REQUIRED TASK:
Extract the text of each entry below exactly, leaving every image behind.

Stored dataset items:
-----
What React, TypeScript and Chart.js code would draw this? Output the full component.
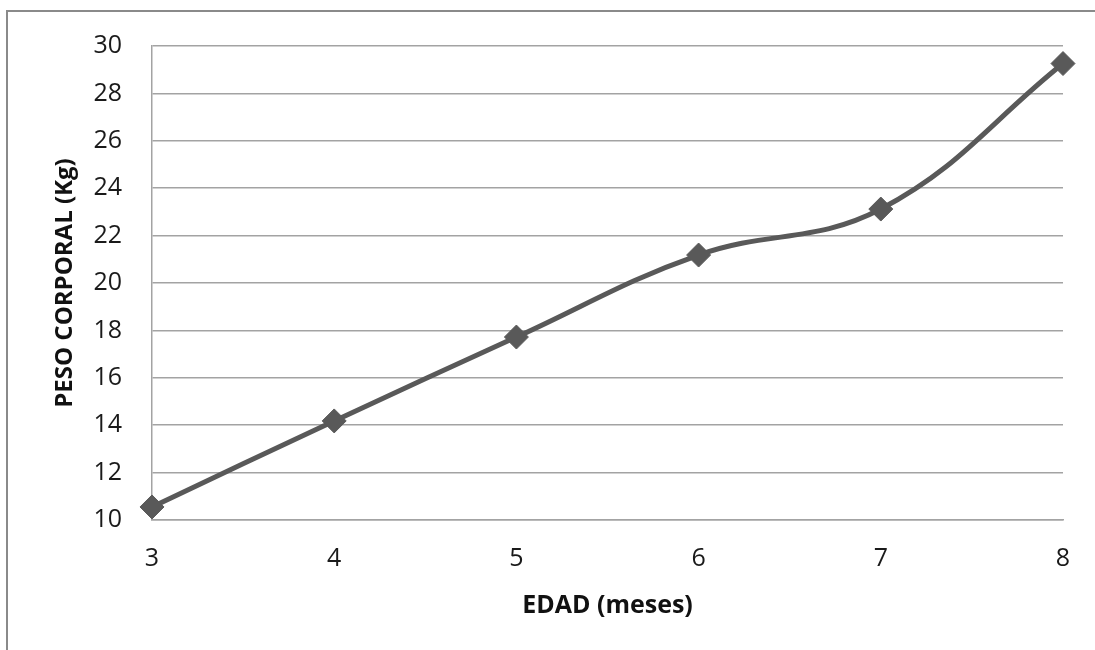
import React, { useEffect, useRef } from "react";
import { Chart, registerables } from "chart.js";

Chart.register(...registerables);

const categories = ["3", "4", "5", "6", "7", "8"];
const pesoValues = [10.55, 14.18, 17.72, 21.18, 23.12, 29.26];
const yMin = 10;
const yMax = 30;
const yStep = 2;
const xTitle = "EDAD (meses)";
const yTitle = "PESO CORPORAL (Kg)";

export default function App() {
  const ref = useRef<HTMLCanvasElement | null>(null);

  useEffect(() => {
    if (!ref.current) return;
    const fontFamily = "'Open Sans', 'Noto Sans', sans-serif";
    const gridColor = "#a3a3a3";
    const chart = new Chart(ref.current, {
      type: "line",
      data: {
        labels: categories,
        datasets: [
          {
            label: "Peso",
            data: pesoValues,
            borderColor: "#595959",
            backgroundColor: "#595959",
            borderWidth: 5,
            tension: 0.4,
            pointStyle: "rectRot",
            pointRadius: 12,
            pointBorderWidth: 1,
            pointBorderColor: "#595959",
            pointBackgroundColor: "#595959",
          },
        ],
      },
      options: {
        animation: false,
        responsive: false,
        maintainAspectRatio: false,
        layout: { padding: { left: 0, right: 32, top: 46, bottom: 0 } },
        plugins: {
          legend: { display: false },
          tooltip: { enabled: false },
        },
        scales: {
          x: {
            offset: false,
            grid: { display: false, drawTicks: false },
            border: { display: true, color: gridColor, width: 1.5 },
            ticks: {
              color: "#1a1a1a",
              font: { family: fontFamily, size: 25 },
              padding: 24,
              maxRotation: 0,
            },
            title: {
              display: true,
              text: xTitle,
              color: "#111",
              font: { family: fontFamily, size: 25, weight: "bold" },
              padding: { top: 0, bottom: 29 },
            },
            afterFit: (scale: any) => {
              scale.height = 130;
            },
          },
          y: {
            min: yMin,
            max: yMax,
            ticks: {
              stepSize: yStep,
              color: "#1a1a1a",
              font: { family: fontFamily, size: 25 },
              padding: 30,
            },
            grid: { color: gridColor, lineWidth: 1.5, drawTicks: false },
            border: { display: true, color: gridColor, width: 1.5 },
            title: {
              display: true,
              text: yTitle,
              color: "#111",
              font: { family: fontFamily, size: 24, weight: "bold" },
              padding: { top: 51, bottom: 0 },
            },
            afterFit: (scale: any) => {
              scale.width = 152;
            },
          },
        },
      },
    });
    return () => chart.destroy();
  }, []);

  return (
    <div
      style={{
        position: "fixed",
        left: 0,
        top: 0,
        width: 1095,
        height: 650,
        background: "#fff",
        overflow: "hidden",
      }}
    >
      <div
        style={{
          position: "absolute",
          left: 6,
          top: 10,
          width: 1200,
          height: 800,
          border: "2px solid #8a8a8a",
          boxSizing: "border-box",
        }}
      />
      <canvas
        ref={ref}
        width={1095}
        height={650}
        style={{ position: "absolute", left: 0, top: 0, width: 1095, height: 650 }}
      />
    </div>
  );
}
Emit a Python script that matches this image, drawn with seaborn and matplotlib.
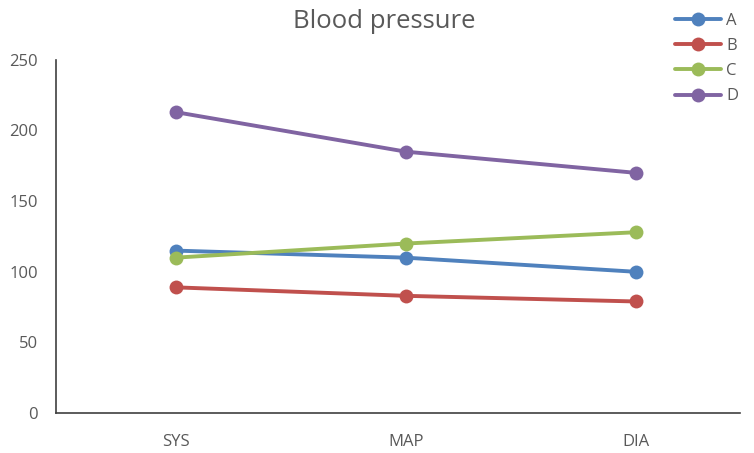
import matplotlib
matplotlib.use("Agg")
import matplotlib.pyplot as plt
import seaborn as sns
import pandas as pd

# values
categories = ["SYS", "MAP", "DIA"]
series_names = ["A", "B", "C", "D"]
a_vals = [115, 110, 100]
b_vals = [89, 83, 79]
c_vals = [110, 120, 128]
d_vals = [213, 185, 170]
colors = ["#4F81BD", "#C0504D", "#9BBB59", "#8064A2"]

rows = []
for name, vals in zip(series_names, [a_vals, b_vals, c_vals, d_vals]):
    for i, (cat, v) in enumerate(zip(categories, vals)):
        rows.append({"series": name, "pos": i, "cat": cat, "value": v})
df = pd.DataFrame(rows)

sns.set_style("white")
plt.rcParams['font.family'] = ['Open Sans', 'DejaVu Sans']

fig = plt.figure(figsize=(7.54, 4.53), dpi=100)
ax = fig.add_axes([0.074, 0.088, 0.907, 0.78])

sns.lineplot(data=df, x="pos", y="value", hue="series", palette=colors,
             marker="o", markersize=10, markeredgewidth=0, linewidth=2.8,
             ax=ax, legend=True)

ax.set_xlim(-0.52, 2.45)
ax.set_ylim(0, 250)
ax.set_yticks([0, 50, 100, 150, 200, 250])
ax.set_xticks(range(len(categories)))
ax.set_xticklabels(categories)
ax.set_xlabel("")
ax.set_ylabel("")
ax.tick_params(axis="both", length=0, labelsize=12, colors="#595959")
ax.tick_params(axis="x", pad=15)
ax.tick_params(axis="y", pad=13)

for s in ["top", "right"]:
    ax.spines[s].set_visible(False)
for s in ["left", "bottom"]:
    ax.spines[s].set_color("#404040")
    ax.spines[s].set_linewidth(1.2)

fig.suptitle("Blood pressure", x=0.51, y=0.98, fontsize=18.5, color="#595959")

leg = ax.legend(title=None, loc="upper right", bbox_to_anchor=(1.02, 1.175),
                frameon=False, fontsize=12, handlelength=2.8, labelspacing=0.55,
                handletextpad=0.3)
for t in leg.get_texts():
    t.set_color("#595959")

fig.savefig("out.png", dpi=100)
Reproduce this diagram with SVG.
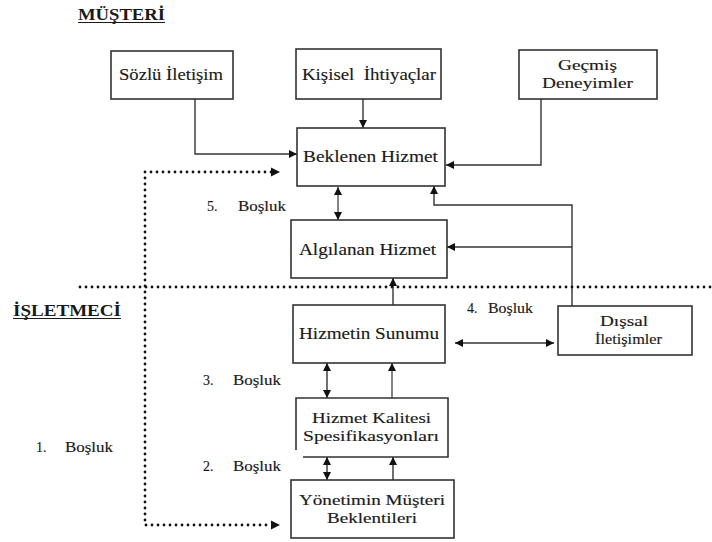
-----
PROBLEM SOLUTION:
What React, TypeScript and Chart.js code would draw this? Output the full component.
import React, { useEffect, useRef } from "react";
import { Chart, registerables } from "chart.js";

Chart.register(...registerables);

const categories = ["3", "4", "5", "6", "7", "8"];
const pesoValues = [10.55, 14.18, 17.72, 21.18, 23.12, 29.26];
const yMin = 10;
const yMax = 30;
const yStep = 2;
const xTitle = "EDAD (meses)";
const yTitle = "PESO CORPORAL (Kg)";

export default function App() {
  const ref = useRef<HTMLCanvasElement | null>(null);

  useEffect(() => {
    if (!ref.current) return;
    const fontFamily = "'Open Sans', 'Noto Sans', sans-serif";
    const gridColor = "#a3a3a3";
    const chart = new Chart(ref.current, {
      type: "line",
      data: {
        labels: categories,
        datasets: [
          {
            label: "Peso",
            data: pesoValues,
            borderColor: "#595959",
            backgroundColor: "#595959",
            borderWidth: 5,
            tension: 0.4,
            pointStyle: "rectRot",
            pointRadius: 12,
            pointBorderWidth: 1,
            pointBorderColor: "#595959",
            pointBackgroundColor: "#595959",
          },
        ],
      },
      options: {
        animation: false,
        responsive: false,
        maintainAspectRatio: false,
        layout: { padding: { left: 0, right: 32, top: 46, bottom: 0 } },
        plugins: {
          legend: { display: false },
          tooltip: { enabled: false },
        },
        scales: {
          x: {
            offset: false,
            grid: { display: false, drawTicks: false },
            border: { display: true, color: gridColor, width: 1.5 },
            ticks: {
              color: "#1a1a1a",
              font: { family: fontFamily, size: 25 },
              padding: 24,
              maxRotation: 0,
            },
            title: {
              display: true,
              text: xTitle,
              color: "#111",
              font: { family: fontFamily, size: 25, weight: "bold" },
              padding: { top: 0, bottom: 29 },
            },
            afterFit: (scale: any) => {
              scale.height = 130;
            },
          },
          y: {
            min: yMin,
            max: yMax,
            ticks: {
              stepSize: yStep,
              color: "#1a1a1a",
              font: { family: fontFamily, size: 25 },
              padding: 30,
            },
            grid: { color: gridColor, lineWidth: 1.5, drawTicks: false },
            border: { display: true, color: gridColor, width: 1.5 },
            title: {
              display: true,
              text: yTitle,
              color: "#111",
              font: { family: fontFamily, size: 24, weight: "bold" },
              padding: { top: 51, bottom: 0 },
            },
            afterFit: (scale: any) => {
              scale.width = 152;
            },
          },
        },
      },
    });
    return () => chart.destroy();
  }, []);

  return (
    <div
      style={{
        position: "fixed",
        left: 0,
        top: 0,
        width: 1095,
        height: 650,
        background: "#fff",
        overflow: "hidden",
      }}
    >
      <div
        style={{
          position: "absolute",
          left: 6,
          top: 10,
          width: 1200,
          height: 800,
          border: "2px solid #8a8a8a",
          boxSizing: "border-box",
        }}
      />
      <canvas
        ref={ref}
        width={1095}
        height={650}
        style={{ position: "absolute", left: 0, top: 0, width: 1095, height: 650 }}
      />
    </div>
  );
}
Emit a Python script that matches this image, drawn with seaborn and matplotlib.
import matplotlib
matplotlib.use("Agg")
import matplotlib.pyplot as plt
import seaborn as sns
import pandas as pd

# values
categories = ["SYS", "MAP", "DIA"]
series_names = ["A", "B", "C", "D"]
a_vals = [115, 110, 100]
b_vals = [89, 83, 79]
c_vals = [110, 120, 128]
d_vals = [213, 185, 170]
colors = ["#4F81BD", "#C0504D", "#9BBB59", "#8064A2"]

rows = []
for name, vals in zip(series_names, [a_vals, b_vals, c_vals, d_vals]):
    for i, (cat, v) in enumerate(zip(categories, vals)):
        rows.append({"series": name, "pos": i, "cat": cat, "value": v})
df = pd.DataFrame(rows)

sns.set_style("white")
plt.rcParams['font.family'] = ['Open Sans', 'DejaVu Sans']

fig = plt.figure(figsize=(7.54, 4.53), dpi=100)
ax = fig.add_axes([0.074, 0.088, 0.907, 0.78])

sns.lineplot(data=df, x="pos", y="value", hue="series", palette=colors,
             marker="o", markersize=10, markeredgewidth=0, linewidth=2.8,
             ax=ax, legend=True)

ax.set_xlim(-0.52, 2.45)
ax.set_ylim(0, 250)
ax.set_yticks([0, 50, 100, 150, 200, 250])
ax.set_xticks(range(len(categories)))
ax.set_xticklabels(categories)
ax.set_xlabel("")
ax.set_ylabel("")
ax.tick_params(axis="both", length=0, labelsize=12, colors="#595959")
ax.tick_params(axis="x", pad=15)
ax.tick_params(axis="y", pad=13)

for s in ["top", "right"]:
    ax.spines[s].set_visible(False)
for s in ["left", "bottom"]:
    ax.spines[s].set_color("#404040")
    ax.spines[s].set_linewidth(1.2)

fig.suptitle("Blood pressure", x=0.51, y=0.98, fontsize=18.5, color="#595959")

leg = ax.legend(title=None, loc="upper right", bbox_to_anchor=(1.02, 1.175),
                frameon=False, fontsize=12, handlelength=2.8, labelspacing=0.55,
                handletextpad=0.3)
for t in leg.get_texts():
    t.set_color("#595959")

fig.savefig("out.png", dpi=100)
Reproduce this diagram with SVG.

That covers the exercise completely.